Topical Area: Nutritional Epidemiology
Objectives : Exposure to toxic metals mostly occurs via contaminated food intake. Though toxic metals adversely affect reproductive health, common food sources among reproductive aged women are less understood. We addressed this gap among healthy premenopausal women, residing in western New York, 2005-2007.
Methods : Women enrolled in the BioCycle Study (n=249, mean age 27.4 years and body mass index [BMI] 24.1 kg/m2) completed a baseline food frequency questionnaire and provided blood samples to measure levels of mercury (Hg), lead (Pb), and cadmium (Cd). We used linear regression to examine associations between food intake and log-transformed toxic metals, adjusted for age, BMI, race, smoking, physical activity, and intakes of total energy, protein, fat, and fiber. Models were adjusted for false discovery rate.

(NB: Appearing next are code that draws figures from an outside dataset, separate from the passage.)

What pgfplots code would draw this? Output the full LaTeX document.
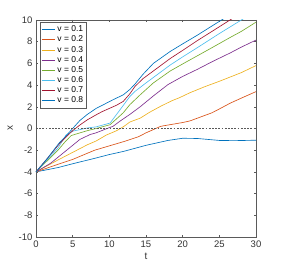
\documentclass[border=0pt]{standalone}
\usepackage{fontspec}
\setmainfont{Liberation Sans}
\usepackage{pgfplots}
\pgfplotsset{compat=1.18}
\definecolor{c1}{HTML}{0072BD}
\definecolor{c2}{HTML}{D95319}
\definecolor{c3}{HTML}{EDB120}
\definecolor{c4}{HTML}{7E2F8E}
\definecolor{c5}{HTML}{77AC30}
\definecolor{c6}{HTML}{4DBEEE}
\definecolor{c7}{HTML}{A2142F}
\definecolor{axc}{HTML}{5A5A5A}
\begin{document}
\begin{tikzpicture}
\path[use as bounding box] (-36pt,-30pt) rectangle (247pt,237pt);
\begin{axis}[
  at={(0,0)}, anchor=south west,
  width=220pt, height=217pt, scale only axis,
  xmin=0, xmax=30, ymin=-10, ymax=10,
  xtick={0,5,...,30}, ytick={-10,-8,...,10},
  tick align=inside, tick pos=both,
  major tick length=2.5pt,
  axis line style={axc, line width=0.5pt},
  every tick/.style={axc, line width=0.4pt},
  tick label style={font=\fontsize{9.5}{10}\selectfont, text=black!80},
  /pgf/number format/assume math mode=true,
  xlabel={t}, ylabel={x},
  label style={font=\fontsize{10}{11}\selectfont, text=black!80},
  xlabel style={yshift=1pt},
  ylabel style={yshift=-1pt},
  legend style={at={(0.018,0.99)}, anchor=north west, draw=axc, fill=white,
    font=\fontsize{8.5}{9}\selectfont, row sep=-1.3pt, inner sep=1.5pt},
  legend cell align=left,
  legend image code/.code={\draw[#1] plot coordinates {(0cm,0cm)(0.46cm,0cm)};},
  every axis plot/.append style={line width=0.65pt},
]
\addplot[c1] coordinates {(0,-4)(3,-3.6)(5,-3.25)(8,-2.75)(10,-2.4)(12,-2.1)(15,-1.55)(18,-1.1)(20,-0.9)(22,-0.92)(25,-1.1)(27,-1.12)(30,-1.08)};
\addlegendentry{v = 0.1}
\addplot[c2] coordinates {(0,-4)(3,-3.3)(5,-2.85)(8,-2.0)(10,-1.6)(12,-1.2)(14,-0.75)(15,-0.4)(16,-0.1)(17,0.2)(18,0.32)(20,0.55)(21,0.7)(22,0.95)(24,1.45)(25,1.8)(26.5,2.34)(28,2.8)(30,3.4)};
\addlegendentry{v = 0.2}
\addplot[c3] coordinates {(0,-4)(3,-2.9)(5,-2.2)(7,-1.5)(8.2,-1.15)(9.6,-0.6)(11,-0.2)(12,0.2)(12.8,0.6)(14.2,0.95)(15.5,1.5)(17,2.05)(18.5,2.55)(19.6,2.85)(21,3.3)(23,3.85)(25,4.35)(26.5,4.75)(28,5.15)(30,5.8)};
\addlegendentry{v = 0.3}
\addplot[c4] coordinates {(0,-4)(2,-3.2)(4,-2.1)(5,-1.55)(6,-1.0)(7.4,-0.55)(8.2,-0.4)(9.5,-0.05)(10.5,0.2)(11.5,0.7)(12.8,1.3)(14.2,2.0)(16,3.0)(18,4.05)(20,4.8)(22,5.45)(24,6.15)(26.5,6.97)(28,7.5)(30,8.15)};
\addlegendentry{v = 0.4}
\addplot[c5] coordinates {(0,-4)(1.5,-3.0)(3,-2.0)(4,-1.2)(4.8,-0.65)(6,-0.4)(7,-0.2)(8.2,0.0)(9,0.15)(10.1,0.35)(11,0.9)(11.9,1.45)(12.8,2.2)(14.2,3.1)(16,4.2)(18.3,5.3)(20,5.95)(22,6.7)(24,7.45)(26.5,8.4)(28,8.95)(30,9.8)};
\addlegendentry{v = 0.5}
\addplot[c6] coordinates {(0,-4)(1.5,-2.9)(3,-1.8)(4.1,-0.6)(5,-0.25)(6,-0.1)(7,0.05)(8.2,0.15)(9,0.3)(10.1,0.5)(11.45,1.72)(12.8,2.95)(13.5,3.42)(15,4.2)(17,5.2)(18.3,5.85)(20,6.6)(22,7.45)(25,8.75)(28,10.0)(29,10.4)};
\addlegendentry{v = 0.6}
\addplot[c7] coordinates {(0,-4)(1.5,-2.8)(3.2,-1.4)(4,-0.85)(5,-0.2)(6,0.33)(7,0.8)(8.2,1.26)(9,1.55)(10.1,1.88)(11,2.15)(11.9,2.5)(12.8,3.2)(13.5,3.88)(14.6,4.6)(16,5.3)(18.3,6.45)(20,7.2)(22,8.1)(24,8.95)(26.5,10.02)(27.5,10.45)};
\addlegendentry{v = 0.7}
\addplot[c1] coordinates {(0,-4)(1.5,-2.8)(3.2,-1.3)(4,-0.75)(5,0.0)(6,0.75)(7,1.3)(8.2,1.85)(9.5,2.3)(10.5,2.65)(11.9,3.1)(12.8,3.6)(13.5,4.1)(14.6,5.0)(16,6.0)(18.3,7.1)(20,7.8)(22,8.6)(24,9.45)(25.3,10.0)(26.5,10.5)};
\addlegendentry{v = 0.8}
\addplot[black!65, dash pattern=on 1.8pt off 1.4pt, line width=0.8pt, forget plot] coordinates {(0,0)(30,0)};
\end{axis}
\end{tikzpicture}
\end{document}
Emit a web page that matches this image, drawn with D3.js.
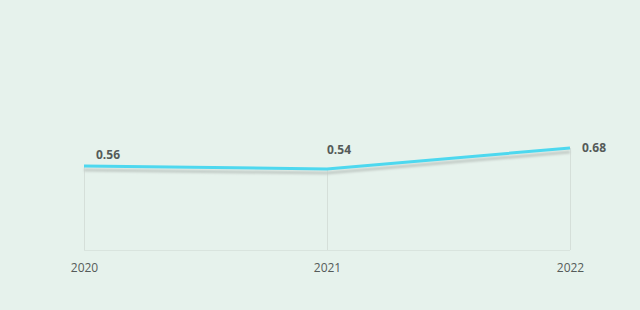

Results : Total fish intake ≥1 serving per day was associated with 54.7% (95% confidence interval [CI] 36.1, 75.9) higher Hg levels, compared to < 1 serving. Specific fish intakes (i.e., canned tuna, fried fish, shellfish, white fish, and dark fish) were also associated with higher Hg levels. Though total meat intakes were not associated with Hg, intakes of lunch meat (28.1%), beef, pork, and lamb (21.0%), and chicken and turkey (43.5%) were associated with higher Hg levels, compared to no intake. Intakes of specific vegetables, including red pepper (17.4%), green beans (20.1%), summer (24.7%) and winter squash (19.3%), and garlic (18.5%) were associated with higher Hg. Total fruit intake ≥1 serving per day was also positively associated with Hg (18.7%, 95% CI 4.8, 34.5), compared to < 1 serving, particularly with bananas (21.6%, >0 versus no intake). Compared to no intake, green pepper (11.8%) and cauliflower (9.9%) were positively associated with Pb, whereas apples were inversely associated with Pb (-14.6%). No associations were found between food intakes and Cd in our data.
Conclusions : We found that intakes of certain foods are related to a higher blood level of toxic metals among reproductive aged women with metals level typical of the US population. Given the nutritional values of these food items, further research on food preparations (e.g., washing, packing) to reduce toxic metals exposure is needed.